Source excerpt |
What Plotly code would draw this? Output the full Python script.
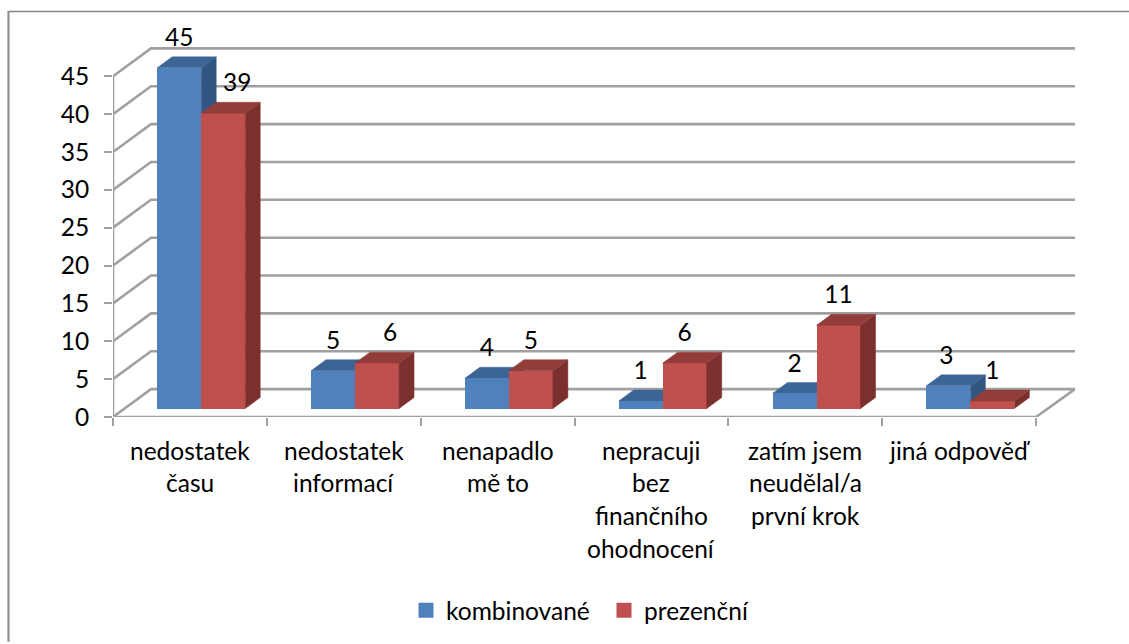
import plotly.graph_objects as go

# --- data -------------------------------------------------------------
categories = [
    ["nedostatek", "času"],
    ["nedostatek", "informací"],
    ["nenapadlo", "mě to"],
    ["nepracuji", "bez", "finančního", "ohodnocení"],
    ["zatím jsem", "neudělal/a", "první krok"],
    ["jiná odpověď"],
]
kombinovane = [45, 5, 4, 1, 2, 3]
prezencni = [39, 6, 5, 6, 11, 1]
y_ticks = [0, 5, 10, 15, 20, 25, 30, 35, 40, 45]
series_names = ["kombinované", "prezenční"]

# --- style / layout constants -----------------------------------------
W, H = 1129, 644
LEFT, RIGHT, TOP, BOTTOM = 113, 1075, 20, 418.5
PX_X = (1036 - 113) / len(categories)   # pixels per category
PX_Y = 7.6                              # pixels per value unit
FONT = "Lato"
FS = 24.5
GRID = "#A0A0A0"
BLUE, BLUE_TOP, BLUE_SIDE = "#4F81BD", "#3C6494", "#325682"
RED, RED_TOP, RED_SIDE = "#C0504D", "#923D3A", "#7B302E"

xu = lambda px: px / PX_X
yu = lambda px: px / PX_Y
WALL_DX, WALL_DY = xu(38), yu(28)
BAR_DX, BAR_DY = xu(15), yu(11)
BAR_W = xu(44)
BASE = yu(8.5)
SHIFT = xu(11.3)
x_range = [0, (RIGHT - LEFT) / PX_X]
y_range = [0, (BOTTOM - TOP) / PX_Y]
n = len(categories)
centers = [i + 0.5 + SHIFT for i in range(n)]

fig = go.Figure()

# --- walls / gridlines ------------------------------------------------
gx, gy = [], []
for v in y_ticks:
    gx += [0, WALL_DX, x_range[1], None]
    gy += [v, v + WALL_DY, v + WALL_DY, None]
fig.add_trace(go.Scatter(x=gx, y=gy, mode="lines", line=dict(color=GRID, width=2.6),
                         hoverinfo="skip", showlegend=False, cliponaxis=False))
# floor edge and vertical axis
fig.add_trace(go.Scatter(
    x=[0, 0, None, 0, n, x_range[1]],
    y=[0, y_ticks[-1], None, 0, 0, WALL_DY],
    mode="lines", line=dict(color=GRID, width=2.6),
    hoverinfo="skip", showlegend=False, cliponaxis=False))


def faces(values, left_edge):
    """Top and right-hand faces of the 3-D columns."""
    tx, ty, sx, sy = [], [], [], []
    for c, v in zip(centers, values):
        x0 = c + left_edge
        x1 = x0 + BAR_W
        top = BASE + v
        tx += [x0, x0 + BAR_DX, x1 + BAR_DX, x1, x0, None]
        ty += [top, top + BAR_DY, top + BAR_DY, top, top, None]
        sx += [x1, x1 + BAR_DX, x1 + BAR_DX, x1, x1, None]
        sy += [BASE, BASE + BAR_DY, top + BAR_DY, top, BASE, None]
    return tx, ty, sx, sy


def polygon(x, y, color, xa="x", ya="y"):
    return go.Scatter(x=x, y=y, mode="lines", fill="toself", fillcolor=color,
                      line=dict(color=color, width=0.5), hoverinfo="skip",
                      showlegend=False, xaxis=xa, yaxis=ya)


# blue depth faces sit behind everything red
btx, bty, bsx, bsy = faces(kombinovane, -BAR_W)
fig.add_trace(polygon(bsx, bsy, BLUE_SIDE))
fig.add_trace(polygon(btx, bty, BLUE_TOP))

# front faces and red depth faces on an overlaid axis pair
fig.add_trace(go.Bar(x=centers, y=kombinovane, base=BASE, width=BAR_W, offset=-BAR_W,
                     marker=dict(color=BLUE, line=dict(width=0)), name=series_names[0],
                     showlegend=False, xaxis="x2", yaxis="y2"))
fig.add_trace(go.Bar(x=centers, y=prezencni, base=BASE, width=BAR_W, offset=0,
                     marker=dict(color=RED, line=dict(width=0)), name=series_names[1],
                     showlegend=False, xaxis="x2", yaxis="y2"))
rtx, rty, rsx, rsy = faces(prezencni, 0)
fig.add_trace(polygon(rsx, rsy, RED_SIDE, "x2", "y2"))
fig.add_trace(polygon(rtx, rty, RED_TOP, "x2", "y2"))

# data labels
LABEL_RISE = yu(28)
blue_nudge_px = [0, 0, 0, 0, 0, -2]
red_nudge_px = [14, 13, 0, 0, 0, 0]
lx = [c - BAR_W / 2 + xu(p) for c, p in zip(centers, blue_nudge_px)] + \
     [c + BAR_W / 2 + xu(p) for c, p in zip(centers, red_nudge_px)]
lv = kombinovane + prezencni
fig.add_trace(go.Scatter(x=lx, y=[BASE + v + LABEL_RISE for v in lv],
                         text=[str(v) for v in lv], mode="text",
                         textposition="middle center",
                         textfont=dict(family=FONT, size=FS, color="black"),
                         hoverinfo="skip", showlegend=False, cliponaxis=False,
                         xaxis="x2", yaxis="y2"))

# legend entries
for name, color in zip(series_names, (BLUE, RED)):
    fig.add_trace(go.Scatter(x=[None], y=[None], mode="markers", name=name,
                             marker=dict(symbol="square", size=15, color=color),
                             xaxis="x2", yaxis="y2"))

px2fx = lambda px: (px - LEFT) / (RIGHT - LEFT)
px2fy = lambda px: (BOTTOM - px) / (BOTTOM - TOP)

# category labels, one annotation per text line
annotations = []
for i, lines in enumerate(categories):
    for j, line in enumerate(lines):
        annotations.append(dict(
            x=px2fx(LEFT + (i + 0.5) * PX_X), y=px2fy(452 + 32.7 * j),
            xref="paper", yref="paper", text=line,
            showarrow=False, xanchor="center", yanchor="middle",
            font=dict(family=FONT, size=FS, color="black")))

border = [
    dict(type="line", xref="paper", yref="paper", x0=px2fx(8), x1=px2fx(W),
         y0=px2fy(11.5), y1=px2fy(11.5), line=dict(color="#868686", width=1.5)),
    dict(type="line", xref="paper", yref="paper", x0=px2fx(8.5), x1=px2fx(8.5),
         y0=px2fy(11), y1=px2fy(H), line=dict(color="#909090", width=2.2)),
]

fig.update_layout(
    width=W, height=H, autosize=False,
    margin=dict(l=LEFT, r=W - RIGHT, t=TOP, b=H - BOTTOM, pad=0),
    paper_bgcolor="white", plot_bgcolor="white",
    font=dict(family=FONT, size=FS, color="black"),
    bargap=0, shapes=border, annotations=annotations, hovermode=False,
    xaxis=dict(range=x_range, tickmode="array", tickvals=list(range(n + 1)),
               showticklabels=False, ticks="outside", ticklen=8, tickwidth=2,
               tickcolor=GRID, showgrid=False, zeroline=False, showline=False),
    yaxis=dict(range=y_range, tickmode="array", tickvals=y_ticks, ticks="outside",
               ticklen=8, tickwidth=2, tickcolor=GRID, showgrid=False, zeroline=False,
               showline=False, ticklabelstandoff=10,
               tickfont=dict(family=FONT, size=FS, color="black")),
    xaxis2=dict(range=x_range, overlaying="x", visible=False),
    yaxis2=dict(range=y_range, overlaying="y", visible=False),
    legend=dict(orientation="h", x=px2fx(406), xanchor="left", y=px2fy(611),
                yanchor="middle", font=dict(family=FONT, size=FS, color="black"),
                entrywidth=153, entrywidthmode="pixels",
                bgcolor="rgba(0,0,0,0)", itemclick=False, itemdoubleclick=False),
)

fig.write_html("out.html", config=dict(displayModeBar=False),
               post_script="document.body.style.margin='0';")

Stated task |
Quote each line of the listing exactly, but leave the pictures out.

Response to the exercise |
What Plotly code would draw this? Output the full Python script.
import plotly.graph_objects as go

# --- data -------------------------------------------------------------
categories = [
    ["nedostatek", "času"],
    ["nedostatek", "informací"],
    ["nenapadlo", "mě to"],
    ["nepracuji", "bez", "finančního", "ohodnocení"],
    ["zatím jsem", "neudělal/a", "první krok"],
    ["jiná odpověď"],
]
kombinovane = [45, 5, 4, 1, 2, 3]
prezencni = [39, 6, 5, 6, 11, 1]
y_ticks = [0, 5, 10, 15, 20, 25, 30, 35, 40, 45]
series_names = ["kombinované", "prezenční"]

# --- style / layout constants -----------------------------------------
W, H = 1129, 644
LEFT, RIGHT, TOP, BOTTOM = 113, 1075, 20, 418.5
PX_X = (1036 - 113) / len(categories)   # pixels per category
PX_Y = 7.6                              # pixels per value unit
FONT = "Lato"
FS = 24.5
GRID = "#A0A0A0"
BLUE, BLUE_TOP, BLUE_SIDE = "#4F81BD", "#3C6494", "#325682"
RED, RED_TOP, RED_SIDE = "#C0504D", "#923D3A", "#7B302E"

xu = lambda px: px / PX_X
yu = lambda px: px / PX_Y
WALL_DX, WALL_DY = xu(38), yu(28)
BAR_DX, BAR_DY = xu(15), yu(11)
BAR_W = xu(44)
BASE = yu(8.5)
SHIFT = xu(11.3)
x_range = [0, (RIGHT - LEFT) / PX_X]
y_range = [0, (BOTTOM - TOP) / PX_Y]
n = len(categories)
centers = [i + 0.5 + SHIFT for i in range(n)]

fig = go.Figure()

# --- walls / gridlines ------------------------------------------------
gx, gy = [], []
for v in y_ticks:
    gx += [0, WALL_DX, x_range[1], None]
    gy += [v, v + WALL_DY, v + WALL_DY, None]
fig.add_trace(go.Scatter(x=gx, y=gy, mode="lines", line=dict(color=GRID, width=2.6),
                         hoverinfo="skip", showlegend=False, cliponaxis=False))
# floor edge and vertical axis
fig.add_trace(go.Scatter(
    x=[0, 0, None, 0, n, x_range[1]],
    y=[0, y_ticks[-1], None, 0, 0, WALL_DY],
    mode="lines", line=dict(color=GRID, width=2.6),
    hoverinfo="skip", showlegend=False, cliponaxis=False))


def faces(values, left_edge):
    """Top and right-hand faces of the 3-D columns."""
    tx, ty, sx, sy = [], [], [], []
    for c, v in zip(centers, values):
        x0 = c + left_edge
        x1 = x0 + BAR_W
        top = BASE + v
        tx += [x0, x0 + BAR_DX, x1 + BAR_DX, x1, x0, None]
        ty += [top, top + BAR_DY, top + BAR_DY, top, top, None]
        sx += [x1, x1 + BAR_DX, x1 + BAR_DX, x1, x1, None]
        sy += [BASE, BASE + BAR_DY, top + BAR_DY, top, BASE, None]
    return tx, ty, sx, sy


def polygon(x, y, color, xa="x", ya="y"):
    return go.Scatter(x=x, y=y, mode="lines", fill="toself", fillcolor=color,
                      line=dict(color=color, width=0.5), hoverinfo="skip",
                      showlegend=False, xaxis=xa, yaxis=ya)


# blue depth faces sit behind everything red
btx, bty, bsx, bsy = faces(kombinovane, -BAR_W)
fig.add_trace(polygon(bsx, bsy, BLUE_SIDE))
fig.add_trace(polygon(btx, bty, BLUE_TOP))

# front faces and red depth faces on an overlaid axis pair
fig.add_trace(go.Bar(x=centers, y=kombinovane, base=BASE, width=BAR_W, offset=-BAR_W,
                     marker=dict(color=BLUE, line=dict(width=0)), name=series_names[0],
                     showlegend=False, xaxis="x2", yaxis="y2"))
fig.add_trace(go.Bar(x=centers, y=prezencni, base=BASE, width=BAR_W, offset=0,
                     marker=dict(color=RED, line=dict(width=0)), name=series_names[1],
                     showlegend=False, xaxis="x2", yaxis="y2"))
rtx, rty, rsx, rsy = faces(prezencni, 0)
fig.add_trace(polygon(rsx, rsy, RED_SIDE, "x2", "y2"))
fig.add_trace(polygon(rtx, rty, RED_TOP, "x2", "y2"))

# data labels
LABEL_RISE = yu(28)
blue_nudge_px = [0, 0, 0, 0, 0, -2]
red_nudge_px = [14, 13, 0, 0, 0, 0]
lx = [c - BAR_W / 2 + xu(p) for c, p in zip(centers, blue_nudge_px)] + \
     [c + BAR_W / 2 + xu(p) for c, p in zip(centers, red_nudge_px)]
lv = kombinovane + prezencni
fig.add_trace(go.Scatter(x=lx, y=[BASE + v + LABEL_RISE for v in lv],
                         text=[str(v) for v in lv], mode="text",
                         textposition="middle center",
                         textfont=dict(family=FONT, size=FS, color="black"),
                         hoverinfo="skip", showlegend=False, cliponaxis=False,
                         xaxis="x2", yaxis="y2"))

# legend entries
for name, color in zip(series_names, (BLUE, RED)):
    fig.add_trace(go.Scatter(x=[None], y=[None], mode="markers", name=name,
                             marker=dict(symbol="square", size=15, color=color),
                             xaxis="x2", yaxis="y2"))

px2fx = lambda px: (px - LEFT) / (RIGHT - LEFT)
px2fy = lambda px: (BOTTOM - px) / (BOTTOM - TOP)

# category labels, one annotation per text line
annotations = []
for i, lines in enumerate(categories):
    for j, line in enumerate(lines):
        annotations.append(dict(
            x=px2fx(LEFT + (i + 0.5) * PX_X), y=px2fy(452 + 32.7 * j),
            xref="paper", yref="paper", text=line,
            showarrow=False, xanchor="center", yanchor="middle",
            font=dict(family=FONT, size=FS, color="black")))

border = [
    dict(type="line", xref="paper", yref="paper", x0=px2fx(8), x1=px2fx(W),
         y0=px2fy(11.5), y1=px2fy(11.5), line=dict(color="#868686", width=1.5)),
    dict(type="line", xref="paper", yref="paper", x0=px2fx(8.5), x1=px2fx(8.5),
         y0=px2fy(11), y1=px2fy(H), line=dict(color="#909090", width=2.2)),
]

fig.update_layout(
    width=W, height=H, autosize=False,
    margin=dict(l=LEFT, r=W - RIGHT, t=TOP, b=H - BOTTOM, pad=0),
    paper_bgcolor="white", plot_bgcolor="white",
    font=dict(family=FONT, size=FS, color="black"),
    bargap=0, shapes=border, annotations=annotations, hovermode=False,
    xaxis=dict(range=x_range, tickmode="array", tickvals=list(range(n + 1)),
               showticklabels=False, ticks="outside", ticklen=8, tickwidth=2,
               tickcolor=GRID, showgrid=False, zeroline=False, showline=False),
    yaxis=dict(range=y_range, tickmode="array", tickvals=y_ticks, ticks="outside",
               ticklen=8, tickwidth=2, tickcolor=GRID, showgrid=False, zeroline=False,
               showline=False, ticklabelstandoff=10,
               tickfont=dict(family=FONT, size=FS, color="black")),
    xaxis2=dict(range=x_range, overlaying="x", visible=False),
    yaxis2=dict(range=y_range, overlaying="y", visible=False),
    legend=dict(orientation="h", x=px2fx(406), xanchor="left", y=px2fy(611),
                yanchor="middle", font=dict(family=FONT, size=FS, color="black"),
                entrywidth=153, entrywidthmode="pixels",
                bgcolor="rgba(0,0,0,0)", itemclick=False, itemdoubleclick=False),
)

fig.write_html("out.html", config=dict(displayModeBar=False),
               post_script="document.body.style.margin='0';")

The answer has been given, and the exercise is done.